2.1.1 Amount of Benefit. The annual Normal Retirement Benefit under
this Section 2.1 is $61,000 (sixty-one thousand dollars). The Company may
increase the annual benefit under this Section 2.1 at the sole and absolute
discretion of the Company's Board of Directors. Any increase in the annual
benefit shall require the recalculation of all the amounts on Schedule A
attached hereto. The annual benefit amounts on Schedule A are calculated by
amortizing the annual normal retirement benefit using the interest method
of accounting, a 7.50% discount rate, monthly compounding and monthly
payments.
2.1.2 Payment of Benefit. The Company shall pay the annual benefit to
the Executive in 12 equal monthly installments payable on the first day of
each month commencing with the month following the Executive's Normal
Retirement Date and continuing for 179 additional months.

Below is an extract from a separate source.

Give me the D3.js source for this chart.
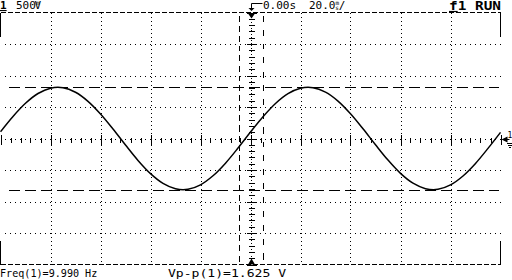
<!DOCTYPE html>
<html><head><meta charset="utf-8">
<script src="https://cdn.jsdelivr.net/npm/d3@7"></script>
<style>
html,body{margin:0;padding:0;background:#fff;}
svg{display:block;}
text{font-family:"DejaVu Sans Mono",monospace;fill:#000;}
</style></head>
<body>
<script>
// ---- data ----
const timeMs = [-100,-95,-90,-85,-80,-75,-70,-65,-60,-55,-50,-45,-40,-35,-30,-25,-20,-15,-10,-5,0,5,10,15,20,25,30,35,40,45,50,55,60,65,70,75,80,85,90,95,100];
const voltsCh1 = [0.107,0.350,0.559,0.714,0.799,0.806,0.734,0.590,0.389,0.150,-0.104,-0.348,-0.558,-0.713,-0.798,-0.806,-0.735,-0.592,-0.391,-0.152,0.102,0.346,0.556,0.712,0.798,0.806,0.736,0.594,0.393,0.155,-0.099,-0.343,-0.554,-0.710,-0.797,-0.807,-0.737,-0.595,-0.396,-0.157,0.097];
const timeGridMs = [-80,-60,-40,-20,20,40,60,80];
const voltGrid = [-1.5,-1,-0.5,0.5,1,1.5];
const voltCursors = [0.8125,-0.8125];
const timeCursors = [-4.8,4.8];
const headerLeft = ["1","500","m","V"];
const headerDelay = "0.00s";
const headerTimebase = ["20.0","m","s","/"];
const headerRight = ["f","1 RUN"];
const footerFreq = "Freq(1)=9.990 Hz";
const footerVpp = "Vp-p(1)=1.625 V";

const W=512,H=280;
const svg=d3.select("body").append("svg").attr("width",W).attr("height",H);
const x=d3.scaleLinear().domain([-100,100]).range([0.5,500.5]);
const y=d3.scaleLinear().domain([-2,2]).range([264.5,12.5]);
const g=svg.append("g").attr("shape-rendering","crispEdges");

// grid dotted
g.selectAll(".vg").data(timeGridMs).join("line")
 .attr("x1",d=>Math.round(x(d))+0.5).attr("x2",d=>Math.round(x(d))+0.5)
 .attr("y1",y(2)).attr("y2",y(-2))
 .attr("stroke","#000").attr("stroke-dasharray","1,3");
g.selectAll(".hg").data(voltGrid).join("line")
 .attr("y1",d=>Math.round(y(d))+0.5).attr("y2",d=>Math.round(y(d))+0.5)
 .attr("x1",x(-100)+4).attr("x2",x(100))
 .attr("stroke","#000").attr("stroke-dasharray","1,4");

// center axes
const cy=Math.round(y(0))+0.5, cx=Math.round(x(0))+0.5;
g.append("line").attr("x1",x(-100)+4).attr("x2",x(100)).attr("y1",cy).attr("y2",cy)
 .attr("stroke","#000").attr("stroke-dasharray","1,4");
g.append("line").attr("y1",y(2)).attr("y2",y(-2)).attr("x1",cx).attr("x2",cx)
 .attr("stroke","#000").attr("stroke-dasharray","1,2");
const tMinor=d3.range(-100,100.01,4);
g.selectAll(".tm").data(tMinor).join("line")
 .attr("x1",d=>Math.round(x(d))+0.5).attr("x2",d=>Math.round(x(d))+0.5)
 .attr("y1",d=>cy-(d%20===0?5:2)).attr("y2",d=>cy+(d%20===0?5:3))
 .attr("stroke","#000");
const vMinor=d3.range(-2,2.001,0.1).map(v=>+v.toFixed(1));
g.selectAll(".vm").data(vMinor).join("line")
 .attr("y1",d=>Math.round(y(d))+0.5).attr("y2",d=>Math.round(y(d))+0.5)
 .attr("x1",d=>cx-(Math.abs(d*2-Math.round(d*2))<1e-6?5:3)).attr("x2",d=>cx+(Math.abs(d*2-Math.round(d*2))<1e-6?5:3))
 .attr("stroke","#000");

// frame: dashed top/bottom, corner brackets on sides
g.append("line").attr("x1",x(-100)).attr("x2",x(100)).attr("y1",y(2)).attr("y2",y(2))
 .attr("stroke","#000").attr("stroke-dasharray","5,2");
g.append("line").attr("x1",x(-100)).attr("x2",x(100)).attr("y1",y(-2)).attr("y2",y(-2))
 .attr("stroke","#000").attr("stroke-dasharray","5,2");
[[-100,2,1],[-100,-2,-1],[100,2,1],[100,-2,-1]].forEach(([t,v,s])=>{
  g.append("line").attr("x1",x(t)).attr("x2",x(t)).attr("y1",y(v)).attr("y2",y(v)+s*24)
   .attr("stroke","#000").attr("stroke-width",1);
});

// cursors
g.selectAll(".hc").data(voltCursors).join("line")
 .attr("y1",d=>Math.round(y(d))+0.5).attr("y2",d=>Math.round(y(d))+0.5)
 .attr("x1",x(-100)+8).attr("x2",x(100)-2)
 .attr("stroke","#000").attr("stroke-dasharray","11,5");
g.selectAll(".vc").data(timeCursors).join("line")
 .attr("x1",d=>Math.round(x(d))+0.5).attr("x2",d=>Math.round(x(d))+0.5)
 .attr("y1",y(2)+3).attr("y2",y(-2))
 .attr("stroke","#000").attr("stroke-dasharray",(d,i)=>i===0?"6,4":"6,8");

// trace
const line=d3.line().x((d,i)=>x(timeMs[i])).y(d=>y(d)).curve(d3.curveCatmullRom);
svg.append("path").datum(voltsCh1).attr("d",line).attr("fill","none")
 .attr("stroke","#000").attr("stroke-width",1.5);

// trigger markers
svg.append("path").attr("d",`M${cx-3.5},${y(2)+1} L${cx+3.5},${y(2)+1} L${cx},${y(2)+6} Z`).attr("fill","#000");
svg.append("path").attr("d",`M${cx-3.5},${y(-2)} L${cx+3.5},${y(-2)} L${cx},${y(-2)-6} Z`).attr("fill","#000");
svg.append("path").attr("d",`M${cx+11},3.5 L${cx},3.5 L${cx},9`).attr("fill","none").attr("stroke","#000");
svg.append("path").attr("d",`M${cx-3},8 L${cx+3},8 L${cx},11 Z`).attr("fill","#000");

// ground marker right
svg.append("path").attr("d",`M${x(100)+1},${cy} L${x(100)+7},${cy-3} L${x(100)+7},${cy+3} Z`).attr("fill","#000");
svg.append("line").attr("x1",x(100)+6).attr("x2",x(100)+9).attr("y1",cy).attr("y2",cy).attr("stroke","#000");
svg.append("text").attr("x",x(100)+7).attr("y",cy-2).attr("font-size",8).text("1");
svg.append("path").attr("d",`M${x(100)+6},${cy+3.5} h6 M${x(100)+7},${cy+5.5} h4 M${x(100)+8},${cy+7.5} h2`)
 .attr("stroke","#000").attr("stroke-width",1).attr("shape-rendering","crispEdges");

// header text
const hl=svg.append("text").attr("x",0).attr("y",9).attr("font-size",11);
hl.append("tspan").attr("font-weight","bold").attr("text-decoration","underline").text(headerLeft[0]);
hl.append("tspan").attr("x",16).text(headerLeft[1]);
hl.append("tspan").attr("font-size",6).attr("dy",-4).text(headerLeft[2]);
hl.append("tspan").attr("dx",-5).attr("dy",4).text(headerLeft[3]);

svg.append("text").attr("x",263).attr("y",9).attr("font-size",11).text(headerDelay);
const tb=svg.append("text").attr("x",309).attr("y",9).attr("font-size",11);
tb.append("tspan").text(headerTimebase[0]);
tb.append("tspan").attr("font-size",6).attr("dy",-4).text(headerTimebase[1]);
tb.append("tspan").attr("font-size",6).attr("dx",-4).attr("dy",5).text(headerTimebase[2]);
tb.append("tspan").attr("dy",-1).text(headerTimebase[3]);
const hr=svg.append("text").attr("transform","translate(449,10) scale(1.2,1)").attr("font-size",12).attr("font-weight","bold");
hr.append("tspan").attr("text-decoration","underline").text(headerRight[0]);
hr.append("tspan").text(headerRight[1]);

// footer
svg.append("text").attr("transform","translate(0,277) scale(0.92,1)").attr("font-size",11).text(footerFreq);
svg.append("text").attr("transform","translate(168,277) scale(1.19,1)").attr("font-size",11).text(footerVpp);
</script>
</body></html>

2.1.3 Benefit Increases. Commencing on the first anniversary of the
first benefit payment, and continuing on each subsequent anniversary, the
Company's Board of Directors, in its sole discretion, may increase the
benefit.
2.2 Early Termination Benefit. Upon Early Termination, the Company
shall pay to the Executive the benefit described in this Section 2.2 in
lieu of any other benefit under this Agreement.
2.2.1 Amount of Benefit. The annual benefit under this Section 2.2 is
the Early Termination Annual Benefit set forth in Schedule A for the Plan
Year ending immediately prior to the Early Termination Date.
2.2.2 Payment of Benefit. The Company shall pay the annual benefit to
the Executive in 12 equal monthly installments payable on the first day of
each month commencing with the month following the Executive's Normal
Retirement Age and continuing for 179 additional months.
2.2.3 Benefit Increases. Benefit payments may be increased as provided
in Section 2.1.3.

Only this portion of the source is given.